The most simple solution is to add to the front module an heat exchanger devoted to the heat recuperation system, but this approach risks to have a negative effect of the vehicle cooling drag and to reduce the effectiveness of the existing heat exchangers.

On the other hand the vehicle heat rejection system is normally designed to comply with sever condition (very high thermal load, low speed high external temperature), in other world in almost all the operating conditions there is a heat rejection capacity available.

The approach that will be adopted within NoWaste is based on two main points:

  • the use of the existing heat rejection capacity when available (almost all the operating conditions)
  • increase of the heat rejection capacity using part of the body panels as heat exchangers (flat heat exchangers) functionalising the aerodynamic under-body and of part of the side body panels. The panel will be channelled and transformed in heat exchangers, but keeping their original functions (aesthetics and aerodynamics). This solution allows to increase the overall vehicle heat rejection capacity and the effectiveness increases increasing the vehicle average speed so in coherence with the amount of recuperated heat

Other features

Whatever will be the Rankine cycle architecture it is crucial to develop a suitable and optimised control strategy in order to overcome transient losses and to maximise energy recuperation while influencing the engine environment as little as possible.

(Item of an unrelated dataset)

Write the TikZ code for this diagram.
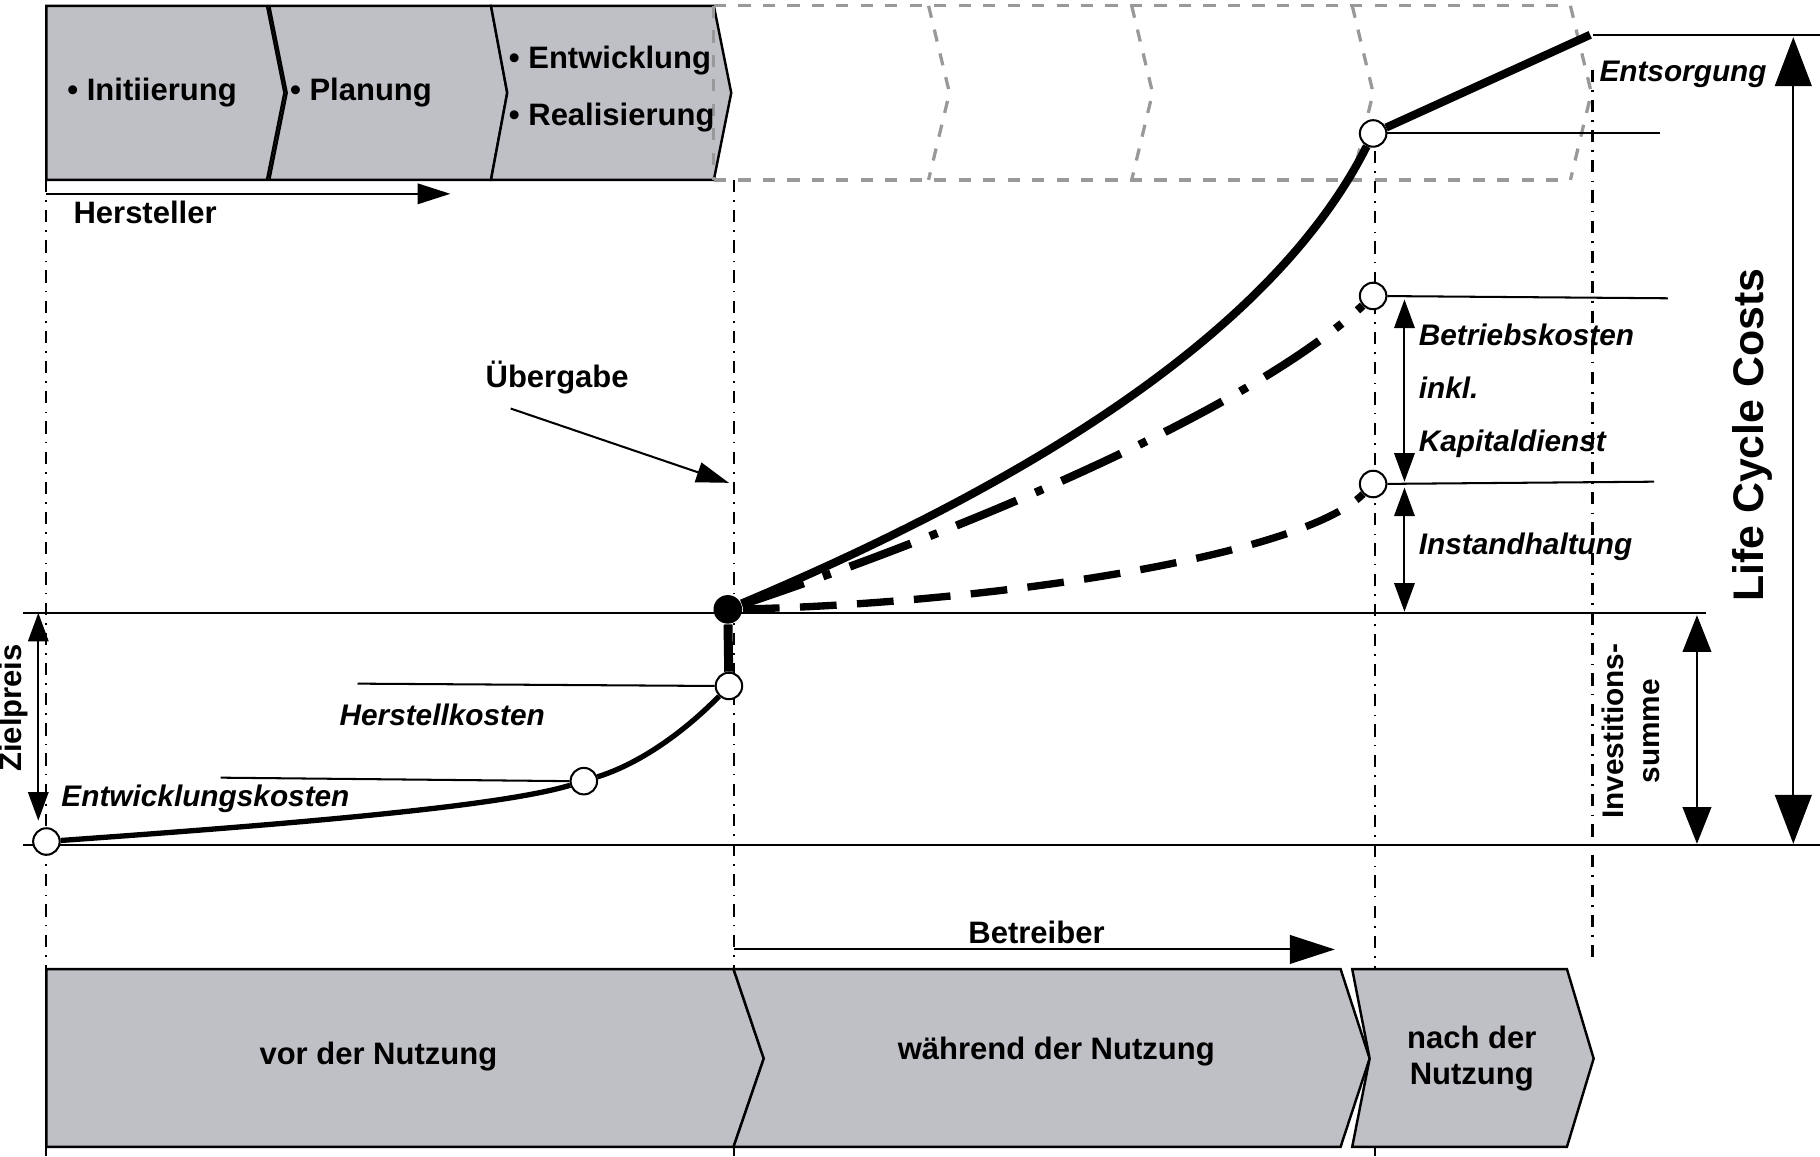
\documentclass[tikz,border=0pt]{standalone}
\usepackage{fontspec}
\setmainfont{Liberation Sans}
\usetikzlibrary{arrows.meta}
\definecolor{chevgray}{RGB}{191,192,198}
\tikzset{
  phase/.style={draw=black,fill=chevgray,line width=0.6pt},
  ghost/.style={draw=gray!80,dashed,line width=0.8pt},
  guide/.style={dash dot,line width=0.5pt},
  thin line/.style={line width=0.5pt},
  lbl/.style={font=\fontsize{7.6}{9}\selectfont\bfseries},
  ilbl/.style={font=\fontsize{7.3}{9}\selectfont\bfseries\itshape,align=left},
  dim/.style={line width=0.5pt,{Triangle[width=5pt,length=7pt]}-{Triangle[width=5pt,length=7pt]}},
  ring/.style={circle,draw,fill=white,inner sep=0pt,minimum width=5pt,minimum height=6.5pt,line width=0.5pt},
}
\begin{document}
\begin{tikzpicture}[x=0.1mm,y=-0.1mm]
  \useasboundingbox (0,0) rectangle (1568,996);
  % top phases
  \draw[phase] (40,5) -- (230,5) -- (245,80) -- (230,155) -- (40,155) -- cycle;
  \draw[phase] (232,5) -- (423,5) -- (437,80) -- (423,155) -- (232,155) -- (247,80) -- cycle;
  \draw[phase] (423,5) -- (615,5) -- (630,80) -- (615,155) -- (423,155) -- (437,80) -- cycle;
  \draw[ghost] (615,5) -- (1353,5) (615,155) -- (1353,155) (615,5) -- (615,155);
  \foreach \xa in {800,975,1165,1353}
    \draw[ghost] (\xa,5) -- (\xa+18,80) -- (\xa,155);
  \node[lbl] (ini) at (131,80) {• Initiierung};
  \node[lbl] (pla) at (311,80) {• Planung};
  \node[lbl,align=left] (ent) at (527,77) {• Entwicklung\\[5pt]• Realisierung};
  % makers
  \coordinate (hs) at (40,167); \coordinate (he) at (388,167);
  \draw[thin line,-{Triangle[width=5pt,length=8pt]}] (hs) -- (he);
  \node[lbl] (her) at (125,183) {Hersteller};
  % guide lines
  \draw[guide] (40,155) -- (40,996);
  \draw[guide] (632,155) -- (632,996);
  \draw[guide] (1185,130) -- (1185,996);
  \draw[guide] (1372,60) -- (1372,830);
  \draw[thin line] (20,528) -- (1470,528);
  \draw[thin line] (20,728) -- (1568,728);
  \draw[thin line] (1372,30) -- (1568,30);
  % lower curve
  \node[ring] (c0) at (40,725) {};
  \node[ring] (c1) at (503,673) {};
  \node[ring] (c2) at (628,591) {};
  \node[circle,fill=black,inner sep=0pt,minimum size=7pt] (ub) at (627,525) {};
  \draw[line width=1.3pt] (c0) .. controls (250,710) and (430,695) .. (c1);
  \draw[line width=1.3pt] (c1) .. controls (560,655) and (600,620) .. (c2);
  \draw[line width=2.2pt] (c2) -- (ub);
  \coordinate (ek) at (190,670); \coordinate (hk) at (308,589);
  \draw[thin line] (ek) -- (c1.west);
  \draw[thin line] (hk) -- (c2.west);
  \node[ilbl] (ekl) at (177,688) {Entwicklungskosten};
  \node[ilbl] (hkl) at (381,616) {Herstellkosten};
  % upper curves
  \node[ring] (u1) at (1183,115) {};
  \node[ring] (u2) at (1183,255) {};
  \node[ring] (u3) at (1183,417) {};
  \draw[line width=2pt] (ub) .. controls (900,410) and (1100,280) .. (u1);
  \draw[line width=2pt] (u1) -- (1370,30);
  \draw[line width=2pt,dash pattern=on 16pt off 5pt on 2pt off 5pt] (ub) .. controls (850,450) and (1080,350) .. (u2);
  \draw[line width=1.8pt,dash pattern=on 9pt off 5pt] (ub) .. controls (850,520) and (1120,480) .. (u3);
  \coordinate (e1) at (1430,115); \coordinate (e2) at (1437,257); \coordinate (e3) at (1425,415);
  \draw[thin line] (u1) -- (e1);
  \draw[thin line] (u2) -- (e2);
  \draw[thin line] (u3) -- (e3);
  \coordinate (b1) at (1210,258); \coordinate (b2) at (1210,415);
  \coordinate (b3) at (1210,420); \coordinate (b4) at (1210,527);
  \draw[dim] (b1) -- (b2);
  \draw[dim] (b3) -- (b4);
  \node[ilbl,anchor=west] (bk) at (1210,337) {Betriebskosten\\[4pt]inkl.\\[4pt]Kapitaldienst};
  \node[ilbl,anchor=west] (ih) at (1210,471) {Instandhaltung};
  \node[ilbl] (es) at (1450,64) {Entsorgung};
  % dimensions
  \coordinate (l1) at (1545,32); \coordinate (l2) at (1545,727);
  \draw[line width=0.5pt,{Triangle[width=9pt,length=12pt]}-{Triangle[width=9pt,length=12pt]}] (l1) -- (l2);
  \node[font=\fontsize{10.5}{12}\selectfont\bfseries,rotate=90] (lcc) at (1510,375) {Life Cycle Costs};
  \coordinate (i1) at (1462,530); \coordinate (i2) at (1462,727);
  \draw[line width=0.5pt,{Triangle[width=7pt,length=9pt]}-{Triangle[width=7pt,length=9pt]}] (i1) -- (i2);
  \node[font=\fontsize{7.3}{9}\selectfont\bfseries,rotate=90,align=center] (inv) at (1405,630) {Investitions-\\summe};
  \coordinate (z1) at (33,528); \coordinate (z2) at (33,707);
  \draw[dim] (z1) -- (z2);
  \node[lbl,rotate=90] (zp) at (12,610) {Zielpreis};
  % handover
  \node[lbl] (ug) at (480,325) {Übergabe};
  \coordinate (ua) at (628,416);
  \draw[thin line,-{Triangle[width=5pt,length=8pt]}] (440,352) -- (ua);
  % operator
  \coordinate (bs) at (632,818); \coordinate (be) at (1150,818);
  \draw[thin line,-{Triangle[width=7pt,length=11pt]}] (bs) -- (be);
  \node[lbl] (btr) at (893,803) {Betreiber};
  % bottom phases
  \draw[phase] (40,835) -- (632,835) -- (658,912) -- (632,988) -- (40,988) -- cycle;
  \draw[phase] (632,835) -- (1155,835) -- (1180,912) -- (1155,988) -- (632,988) -- (658,912) -- cycle;
  \draw[phase] (1165,835) -- (1350,835) -- (1373,912) -- (1350,988) -- (1165,988) -- (1180,912) -- cycle;
  \node[lbl] (vor) at (326,910) {vor der Nutzung};
  \node[lbl] (wae) at (910,906) {während der Nutzung};
  \node[lbl,align=center] (nac) at (1268,912) {nach der\\Nutzung};
\end{tikzpicture}
\end{document}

Inputs to strategies come from the engine environment, the Rankine cycle itself and the vehicle environment. Control parameters within the waste heat recovery cycle can be described with bypasses, engine and pump speeds or specific valve characteristics for the energy sources or the bottoming cycle itself.

This project includes control strategy development tasks and work packages in almost all phases of the project in order to develop a highly efficient and robust strategy.